Take the lines from the head of the listing through the one bearing "plt.rcParams['font.family'] = ['Liberation" and copy them exactly, leaving every picture out.
* * * * * * * * *
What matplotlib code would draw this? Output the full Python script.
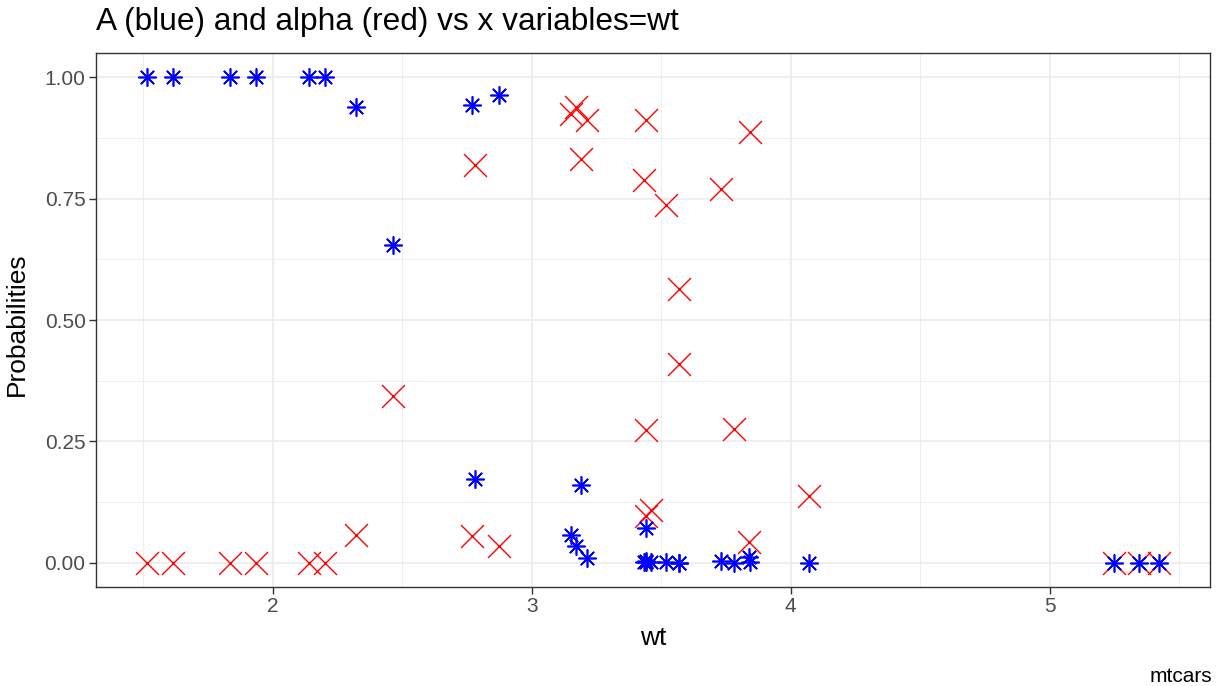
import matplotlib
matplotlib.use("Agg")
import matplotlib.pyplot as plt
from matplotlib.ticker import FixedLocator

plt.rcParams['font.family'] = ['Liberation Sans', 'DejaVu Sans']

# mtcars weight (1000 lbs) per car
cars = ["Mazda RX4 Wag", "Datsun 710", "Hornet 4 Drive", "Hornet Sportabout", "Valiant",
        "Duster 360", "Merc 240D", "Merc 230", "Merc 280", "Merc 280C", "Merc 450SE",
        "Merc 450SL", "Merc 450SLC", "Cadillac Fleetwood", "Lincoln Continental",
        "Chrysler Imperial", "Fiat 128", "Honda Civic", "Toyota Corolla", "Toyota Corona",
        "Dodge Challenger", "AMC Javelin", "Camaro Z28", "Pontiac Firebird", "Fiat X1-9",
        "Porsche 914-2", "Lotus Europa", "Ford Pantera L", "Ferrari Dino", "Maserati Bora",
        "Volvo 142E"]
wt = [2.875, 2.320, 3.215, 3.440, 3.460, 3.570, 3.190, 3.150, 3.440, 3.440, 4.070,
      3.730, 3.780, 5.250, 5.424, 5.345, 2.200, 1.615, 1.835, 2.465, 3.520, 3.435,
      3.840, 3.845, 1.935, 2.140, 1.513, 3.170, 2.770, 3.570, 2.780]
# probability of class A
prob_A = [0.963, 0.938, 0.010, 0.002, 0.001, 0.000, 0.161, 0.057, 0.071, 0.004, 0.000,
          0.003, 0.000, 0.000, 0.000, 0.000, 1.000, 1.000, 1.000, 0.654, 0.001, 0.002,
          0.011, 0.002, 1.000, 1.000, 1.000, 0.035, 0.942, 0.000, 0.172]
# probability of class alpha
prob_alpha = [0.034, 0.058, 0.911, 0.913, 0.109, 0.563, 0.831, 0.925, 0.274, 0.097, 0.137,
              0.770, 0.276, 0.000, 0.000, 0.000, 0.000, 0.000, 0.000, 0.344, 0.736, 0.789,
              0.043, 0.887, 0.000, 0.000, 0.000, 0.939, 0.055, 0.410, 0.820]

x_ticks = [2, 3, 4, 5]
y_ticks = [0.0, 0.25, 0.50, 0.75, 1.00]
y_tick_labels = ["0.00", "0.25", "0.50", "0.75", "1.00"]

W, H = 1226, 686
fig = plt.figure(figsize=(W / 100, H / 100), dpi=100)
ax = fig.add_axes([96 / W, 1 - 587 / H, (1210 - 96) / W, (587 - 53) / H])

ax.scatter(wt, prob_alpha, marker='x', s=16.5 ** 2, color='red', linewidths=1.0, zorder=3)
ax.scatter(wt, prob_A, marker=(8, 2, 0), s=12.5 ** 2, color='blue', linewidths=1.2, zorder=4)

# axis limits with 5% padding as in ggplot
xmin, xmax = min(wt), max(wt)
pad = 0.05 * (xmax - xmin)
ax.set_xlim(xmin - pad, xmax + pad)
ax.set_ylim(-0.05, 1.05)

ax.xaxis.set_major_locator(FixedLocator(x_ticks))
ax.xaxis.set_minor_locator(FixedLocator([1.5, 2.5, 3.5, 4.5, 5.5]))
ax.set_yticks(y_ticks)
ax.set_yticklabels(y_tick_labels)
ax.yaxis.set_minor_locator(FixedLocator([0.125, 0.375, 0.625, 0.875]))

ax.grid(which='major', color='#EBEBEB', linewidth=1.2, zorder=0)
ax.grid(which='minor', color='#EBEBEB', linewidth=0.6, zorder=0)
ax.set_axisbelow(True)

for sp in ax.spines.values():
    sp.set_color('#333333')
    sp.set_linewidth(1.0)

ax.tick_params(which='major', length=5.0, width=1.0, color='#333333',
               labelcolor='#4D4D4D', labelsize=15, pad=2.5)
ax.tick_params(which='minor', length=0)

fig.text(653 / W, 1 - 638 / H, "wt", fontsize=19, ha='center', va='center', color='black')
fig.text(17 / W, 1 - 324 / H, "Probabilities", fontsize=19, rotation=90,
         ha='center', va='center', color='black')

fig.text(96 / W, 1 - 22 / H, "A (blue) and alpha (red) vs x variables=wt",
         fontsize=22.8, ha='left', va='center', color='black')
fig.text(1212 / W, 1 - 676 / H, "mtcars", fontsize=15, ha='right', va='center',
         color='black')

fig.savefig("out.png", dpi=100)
* * * * * * * * *
(Solution):
What matplotlib code would draw this? Output the full Python script.
import matplotlib
matplotlib.use("Agg")
import matplotlib.pyplot as plt
from matplotlib.ticker import FixedLocator

plt.rcParams['font.family'] = ['Liberation Sans', 'DejaVu Sans']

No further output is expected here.